1. Build a small portfolio that proves outcomes
Employers hire results, not résumés. Create 2–4 small projects that map to the role you want. For example, a content candidate could publish three case-study posts showing measurable traffic gains; a developer can build a small app or contribute a meaningful pull request to an open-source project. Host work on GitHub, a simple portfolio site, or PDFs—make it easy for hiring teams to evaluate impact in under two minutes.
2. Demonstrate remote work habits
Remote roles require discipline and reliable communication. Show evidence of this through:
- Clear README files, well-documented projects, or Jira/Trello boards showing your process.
- Contributions to async communities (Slack threads, forum answers, detailed pull-request comments).
- Freelance gigs, volunteer projects, or micro-contracts—even short, paid piecework demonstrates delivery.
3. Learn and show the tools of remote teams
Familiarity with common remote tools reduces onboarding friction. Learn basics of Git, GitHub/GitLab, Slack/Discord, Zoom, and at least one project tracker (Trello, Asana, Jira).

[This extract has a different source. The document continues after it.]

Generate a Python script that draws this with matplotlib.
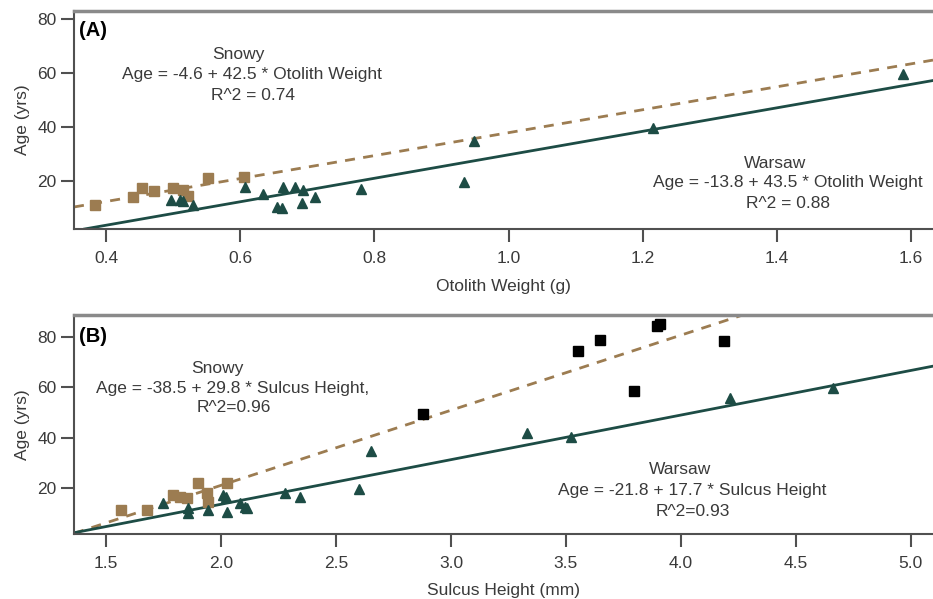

Add a short "Remote Toolkit" section to your profile that lists the tools you use and links to examples where you used them.
4. Craft concise, targeted applications
For remote roles, your written pitch matters more than ever. Tailor your cover note to the job: one short paragraph explaining the problem you can solve, followed by 2–3 bullet points linking to evidence (project, repo, article). Use subject lines that state value (e.g., "Help reduce churn by 10%—portfolio attached"). Remove vague boilerplate—be specific and outcomes-focused.

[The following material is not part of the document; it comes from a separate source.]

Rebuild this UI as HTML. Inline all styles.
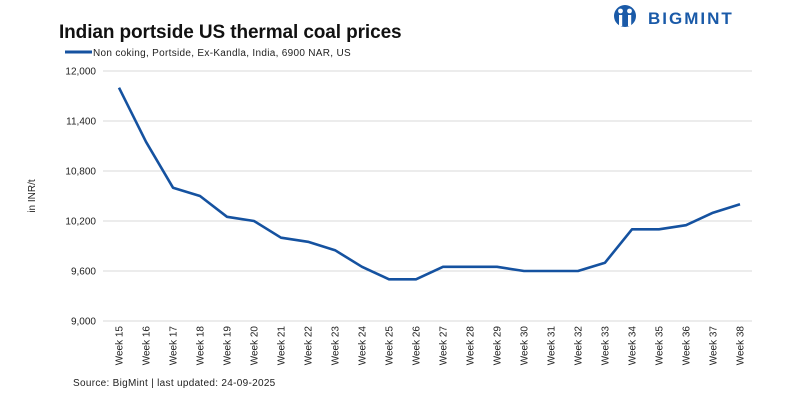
<!DOCTYPE html>
<html><head><meta charset="utf-8"><style>
html,body{margin:0;padding:0;background:#fff;}
svg{display:block;font-family:"Liberation Sans",sans-serif;}
</style></head><body>
<svg width="800" height="400" viewBox="0 0 800 400">
<text x="59" y="38" font-size="19" font-weight="bold" fill="#111" letter-spacing="-0.1">Indian portside US thermal coal prices</text>
<g>
<circle cx="625" cy="16" r="11" fill="#1a5aa8"/>
<circle cx="620.5" cy="11" r="2.4" fill="#fff"/><circle cx="629.5" cy="11" r="2.4" fill="#fff"/>
<rect x="619" y="15" width="3.2" height="11" fill="#fff"/><rect x="628" y="15" width="3.2" height="11" fill="#fff"/>
<text x="648" y="24" font-size="17" font-weight="bold" fill="#1a5aa8" letter-spacing="2">BIGMINT</text>
</g>
<g>
<line x1="65" y1="52" x2="92" y2="52" stroke="#1552a0" stroke-width="3"/>
<text x="93" y="56" font-size="10" fill="#222" letter-spacing="0.3">Non coking, Portside, Ex-Kandla, India, 6900 NAR, US</text>
</g>
<g id="grid"></g>
<g id="yticks"></g>
<g id="xticks"></g>
<text transform="translate(35,196) rotate(-90)" font-size="10" fill="#222" text-anchor="middle">in INR/t</text>
<path id="line" fill="none" stroke="#1552a0" stroke-width="2.6" stroke-linejoin="round"/>
<text x="73" y="386" font-size="10" fill="#222" letter-spacing="0.3">Source: BigMint | last updated: 24-09-2025</text>
</svg>
<script>
const categories=["Week 15","Week 16","Week 17","Week 18","Week 19","Week 20","Week 21","Week 22","Week 23","Week 24","Week 25","Week 26","Week 27","Week 28","Week 29","Week 30","Week 31","Week 32","Week 33","Week 34","Week 35","Week 36","Week 37","Week 38"];
const prices=[11800,11150,10600,10500,10250,10200,10000,9950,9850,9650,9500,9500,9650,9650,9650,9600,9600,9600,9700,10100,10100,10150,10300,10400];
const yTicks=[9000,9600,10200,10800,11400,12000];
const yTickLabels=["9,000","9,600","10,200","10,800","11,400","12,000"];
const NS="http://www.w3.org/2000/svg";
const x0=105.5,x1=753.5,yTop=71,yBot=321,yMin=9000,yMax=12000;
const bw=(x1-x0)/categories.length;
const X=i=>x0+bw*(i+0.5);
const Y=v=>yBot-(v-yMin)/(yMax-yMin)*(yBot-yTop);
const grid=document.getElementById('grid'),yt=document.getElementById('yticks'),xt=document.getElementById('xticks');
yTicks.forEach((v,i)=>{
 const l=document.createElementNS(NS,'line');
 l.setAttribute('x1',103);l.setAttribute('x2',752);l.setAttribute('y1',Y(v));l.setAttribute('y2',Y(v));
 l.setAttribute('stroke','#d9d9d9');l.setAttribute('stroke-width','1');
 
 
 grid.appendChild(l);
 const t=document.createElementNS(NS,'text');
 t.setAttribute('x',96);t.setAttribute('y',Y(v)+3.5);t.setAttribute('text-anchor','end');
 t.setAttribute('font-size','10');t.setAttribute('fill','#222');
 t.textContent=yTickLabels[i];
 
 
 yt.appendChild(t);
});
categories.forEach((c,i)=>{
 const t=document.createElementNS(NS,'text');
 t.setAttribute('transform','translate('+(X(i)+3.5)+',326) rotate(-90)');
 t.setAttribute('text-anchor','end');t.setAttribute('font-size','10');t.setAttribute('fill','#222');
 t.textContent=c;
 
 
 xt.appendChild(t);
});
document.getElementById('line').setAttribute('d',prices.map((v,i)=>(i?'L':'M')+X(i).toFixed(1)+','+Y(v).toFixed(1)).join(''));
</script>
</body></html>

5. Use projects as interview prep
When you get a response, use your projects as the backbone of interview stories. Walk through the problem, your approach, and measurable outcomes. For technical interviews, prepare a short demo of your repo and be ready to explain design choices and trade-offs. For product or marketing roles, walk through metrics and why your interventions moved them.
6. Outreach strategies that scale
Cold applications have low conversion; pair them with proactive outreach. Prioritize three outreach channels:
- Referrals: Ask contacts for introductions to hiring teams at remote-friendly companies.

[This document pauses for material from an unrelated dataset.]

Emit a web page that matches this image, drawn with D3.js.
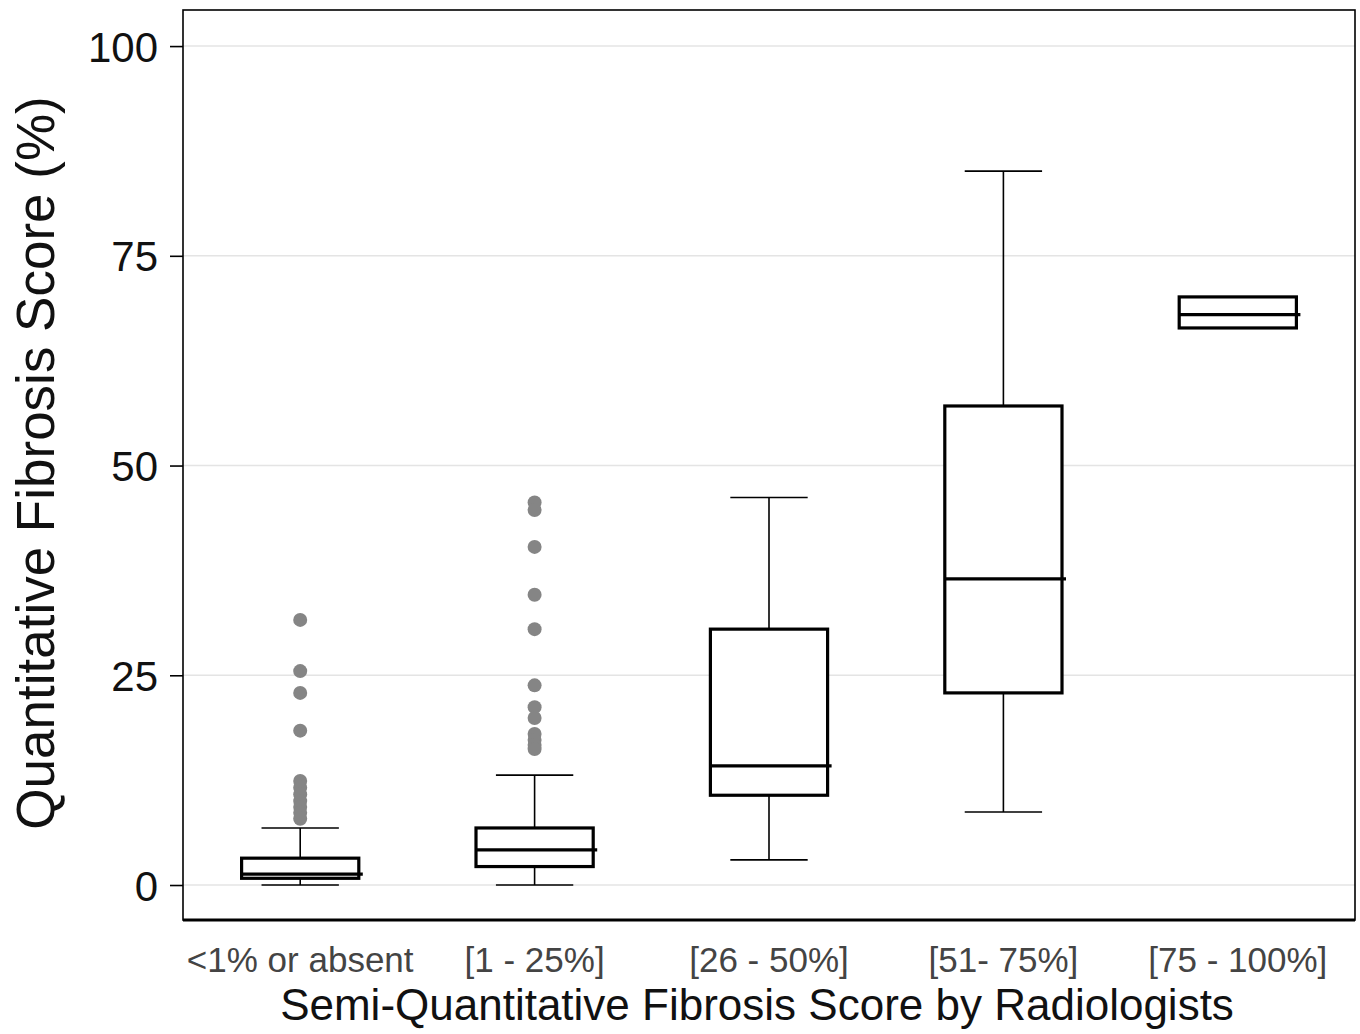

- Targeted cold messages: Short, personalized LinkedIn or email messages (one line to show research, one line with a clear ask).
- Communities: Participate in remote-work communities, Twitter threads, or product Slack groups where hiring happens organically.
7. Interview tactics for remote roles
In remote interviews your clarity and asynchronous thinking stand out. Speak slowly, summarize assumptions before diving into answers, and use your screen share to present artifacts. If asked about collaboration, use concrete examples showing how you coordinated across timezones, set expectations, or used async documentation.
8. Negotiating early stage or contract roles
When you lack full-time experience, consider short contracts or trial projects that can convert into full-time roles. These provide both income and on-the-job proof. Be clear about scope, deliverables, and evaluation criteria so the trial can be objectively converted to a permanent offer when successful.
9. Follow-up and reputation building
After any interaction, send a concise follow-up: thank them, reference a specific point, and include a next step (e.g., demo link or proposed time). Over time, collect brief testimonials from clients or collaborators and add them to your portfolio—social proof is powerful for candidates without a long employment history.
Checklist: 30-day plan to become hireable
- Week 1: Create or polish one portfolio project and a one-page summary.
- Week 2: Learn one remote tool deeply (GitHub + PR workflow) and document it.
- Week 3: Send 10 targeted outreach messages and join two relevant communities.
- Week 4: Do one trial gig or volunteer project; collect feedback and a short testimonial.
Conclusion
Remote hiring values evidence of delivery, communication, and autonomy. By producing tangible projects, showing remote-ready behaviors, and using focused outreach, you can create a compelling case even without years of formal experience. Start with one small project today, document it well, and use it to open doors tomorrow.